For the new player, this might seem like a lot of work. It's not, really. By the second or third order, I had no problem identifying what I wanted to do and using my Initiative in such a way as to allow me to get things done. It seemed pretty clear that having one Command counter available for "reserves" was a good idea, and that forcing your opponent to use theirs before they wanted to could also be useful.
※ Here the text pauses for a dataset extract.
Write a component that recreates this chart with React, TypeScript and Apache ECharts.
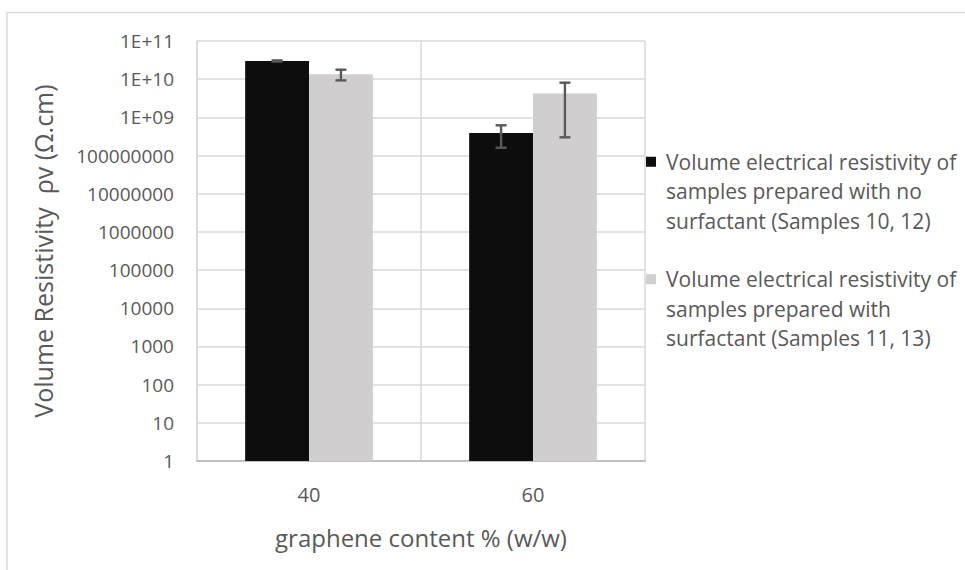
import React, { useEffect, useRef } from "react";
import * as echarts from "echarts";

const categories = ["40", "60"];
const seriesNames = [
  "Volume electrical resistivity of\nsamples prepared with no\nsurfactant (Samples 10, 12)",
  "Volume electrical resistivity of\nsamples prepared with\nsurfactant (Samples 11, 13)",
];
const noSurfactant = [3.0e10, 3.9e8];
const noSurfactantErr = [1.0e9, 2.3e8];
const withSurfactant = [1.35e10, 4.2e9];
const withSurfactantErr = [4.2e9, 3.9e9];

const FONT = "Open Sans";
const TXT = "#595959";
const GRID = "#d9d9d9";

function fmtTick(v: number): string {
  const e = Math.round(Math.log10(v));
  if (e >= 9) return "1E+" + (e < 10 ? "0" + e : String(e));
  return "1" + "0".repeat(e);
}

export default function App() {
  const ref = useRef<HTMLDivElement>(null);
  useEffect(() => {
    if (!ref.current) return;
    const chart = echarts.init(ref.current, null, { renderer: "svg" });
    const errData: number[][] = [];
    noSurfactant.forEach((v, i) => errData.push([i, v - noSurfactantErr[i], v + noSurfactantErr[i], 0]));
    withSurfactant.forEach((v, i) => errData.push([i, v - withSurfactantErr[i], v + withSurfactantErr[i], 1]));
    const gapPct = 0.43;
    chart.setOption({
      animation: false,
      backgroundColor: "#ffffff",
      textStyle: { fontFamily: FONT },
      graphic: [
        {
          type: "rect",
          shape: { x: 7, y: 12.5, width: 1000, height: 600 },
          style: { fill: "none", stroke: GRID, lineWidth: 1.5 },
          silent: true,
        },
      ],
      grid: { left: 197, right: 320, top: 41, bottom: 109, containLabel: false },
      legend: {
        data: seriesNames,
        orient: "vertical",
        left: 641,
        top: 142,
        icon: "path://M0,0H10V10H0Z M14.99,68.99H15V69H14.99Z",
        itemWidth: 15,
        itemHeight: 69,
        itemGap: 29,
        textStyle: { color: TXT, fontSize: 21, lineHeight: 29.5, fontFamily: FONT },
      },
      xAxis: {
        type: "category",
        data: categories,
        name: "graphene content % (w/w)",
        nameLocation: "middle",
        nameGap: 64,
        nameTextStyle: { color: TXT, fontSize: 24, fontFamily: FONT },
        axisLine: { lineStyle: { color: "#bfbfbf", width: 2 } },
        axisTick: { show: false },
        axisLabel: { color: TXT, fontSize: 20, margin: 23, fontFamily: FONT },
        splitLine: { show: true, lineStyle: { color: GRID, width: 1.5 } },
      },
      yAxis: {
        type: "log",
        logBase: 10,
        min: 1,
        max: 1e11,
        interval: 1,
        splitNumber: 11,
        name: "Volume Resistivity  ρv (Ω.cm)",
        nameLocation: "middle",
        nameGap: 142,
        nameRotate: 90,
        nameTextStyle: { color: TXT, fontSize: 25, fontFamily: FONT },
        axisLine: { show: true, lineStyle: { color: GRID, width: 1.5 } },
        axisTick: { show: false },
        axisLabel: { color: TXT, fontSize: 19, margin: 23, fontFamily: FONT, formatter: (v: number) => fmtTick(v) },
        splitLine: { show: true, lineStyle: { color: GRID, width: 1.5 } },
      },
      series: [
        {
          name: seriesNames[0],
          type: "bar",
          data: noSurfactant,
          barGap: "0%",
          barCategoryGap: gapPct * 100 + "%",
          itemStyle: { color: "#0d0d0d" },
        },
        {
          name: seriesNames[1],
          type: "bar",
          data: withSurfactant,
          barGap: "0%",
          barCategoryGap: gapPct * 100 + "%",
          itemStyle: { color: "#d0cece" },
        },
        {
          type: "custom",
          name: "error",
          silent: true,
          data: errData,
          encode: { x: 0, y: [1, 2] },
          renderItem: (params: any, api: any) => {
            const cat = api.value(0);
            const lo = api.value(1);
            const hi = api.value(2);
            const s = api.value(3);
            const band = api.size([1, 0])[0];
            const bw = (band * (1 - gapPct)) / 2;
            const off = s === 0 ? -bw / 2 : bw / 2;
            const p1 = api.coord([cat, hi]);
            const p2 = api.coord([cat, lo]);
            const x = p1[0] + off;
            const cap = 5.5;
            const st = { stroke: "#595959", lineWidth: 2.4 };
            return {
              type: "group",
              children: [
                { type: "line", shape: { x1: x, y1: p1[1], x2: x, y2: p2[1] }, style: st },
                { type: "line", shape: { x1: x - cap, y1: p1[1], x2: x + cap, y2: p1[1] }, style: st },
                { type: "line", shape: { x1: x - cap, y1: p2[1], x2: x + cap, y2: p2[1] }, style: st },
              ],
            };
          },
          z: 10,
        },
      ],
    });
    return () => chart.dispose();
  }, []);
  return <div ref={ref} style={{ position: "fixed", left: 0, top: 0, width: 965, height: 570 }} />;
}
Obviously, there's a lot more to this game than just the O/I/C complex, but this is where the game breaks new ground. An obvious comparison is Conflict of Heroes, which uses an Action Point system which, combined with Command Points (and Opportunity Actions, which are much less compelling under the newer ruleset), gives a similar feel. What is novel in FF is the way you get those points and how you can hang yourself with your own rope by not anticipating not only where you will want to going in the future, but what orders your opponent will want to perform. They are both brilliant systems, and both owe a certain amount of their concept to the Eurogame tradition, and both provide great tension in a two player game, but FF feels like the next generation of this "abstracted command" concept. BTW, Chad Jensen comments in his inline design notes that a Command counter is intended to represent more than a single leader, but more the concentration of HQ resources, both in focus and materiel. I think I'm going to like it quite a bit.
I'll write a little more on the game in future posts, specifically on component quality, other aspects of the gameplay, and perhaps a little editorializing on some of the controversy surrounding the decision to focus a game on a combat formation that committed atrocities during it's career.